Erreur de La Poste : comment un redressement fiscal de 335 000 euros a été annulé par la justice ?
Et si une simple erreur de la Poste pouvait bouleverser votre vie fiscale ? C’est exactement ce qui est arrivé à M. et Mme A... Dans leur affaire jugée par la cour administrative d’appel de Paris, le couple s’est retrouvé face à un redressement fiscal de 335 254 euros… sans même avoir eu connaissance à temps de la procédure engagée contre eux. En cause : un courrier recommandé de l’administration fiscale mal acheminé par la Poste, qui n’est jamais arrivé à destination. Résultat, le couple n’a pas pu répondre dans les délais, et la machine administrative s’est emballée.

Une notification de redressement fiscal qui n’arrive pas à destination
Car en décembre 2018, M. et Mme A., résidents parisiens, font face à une situation administrative inattendue. L’administration fiscale leur adresse le 17 décembre 2018 une proposition de redressement fiscal portant sur l’impôt sur le revenu et les prélèvements sociaux de l’année 2015, pour un montant total de 335 254 euros. Mais au lieu d’arriver dans leur boîte aux lettres, le courrier est retourné à l’expéditeur avec la mention « destinataire inconnu à l’adresse ».
Pourquoi ? Parce que M. et Mme A., bien qu’ayant leur résidence principale à Paris, avaient pris soin de demander à La Poste la réexpédition temporaire de leur courrier vers leur adresse en Israël pour la période du 5 décembre 2018 au 19 janvier 2019. La Poste, reconnaissant un dysfonctionnement dans l’exécution de ce contrat, n’a pas assuré la bonne transmission du pli.
L’administration fiscale revoit un courrier, la prescription tombe
L’administration fiscale tente alors un second envoi à l’adresse parisienne, pris en charge le 21 décembre 2018. Mais ce courrier n’est expédié vers Israël que le 31 décembre 2018, soit le dernier jour du délai de reprise de l’administration pour l’année 2015, qui expirait précisément ce 31 décembre 2018. Aucune preuve ne permet d’établir que le pli aurait été présenté ou avisé à Paris avant cette date, et selon le contrat de réexpédition, aucun courrier n’aurait dû être présenté à Paris pendant cette période.
Résultat : la notification de la proposition de redressement fiscal n’a pu être effectivement réalisée avant l’expiration du délai de prescription.
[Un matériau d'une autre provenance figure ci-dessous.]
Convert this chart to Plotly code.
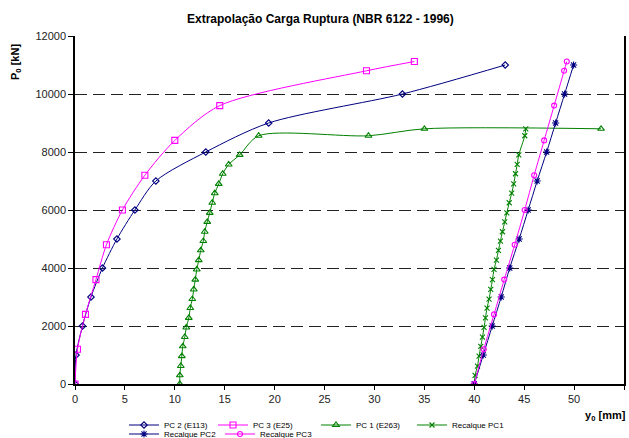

Même si le courrier est finalement arrivé en Israël en janvier 2019, il était trop tard : la prescription était acquise.
La justice administrative donne raison aux contribuables
Après avoir été déboutés par le tribunal administratif de Paris le 3 janvier 2023, M. et Mme A. font appel devant la cour administrative d’appel de Paris. Ils soutiennent que, faute de notification régulière de la proposition de redressement fiscal avant le 31 décembre 2018, le délai de reprise n’a pas été interrompu et que les impositions supplémentaires sont donc prescrites.
La cour leur donne raison : elle constate que les époux avaient accompli toutes les démarches nécessaires pour que leur courrier soit réexpédié à leur adresse temporaire en Israël et que les dysfonctionnements de La Poste ne sauraient leur être opposés. En conséquence, la prescription était acquise au 31 décembre 2018, et l’administration ne pouvait plus légalement leur réclamer les sommes en litige.
Le 15 novembre 2024, la CAA de Paris a annulé le jugement de première instance et prononce la décharge totale des impositions supplémentaires et pénalités réclamées à M. et Mme A. pour 2015. L’État est même condamné à leur verser 500 euros au titre des frais de justice.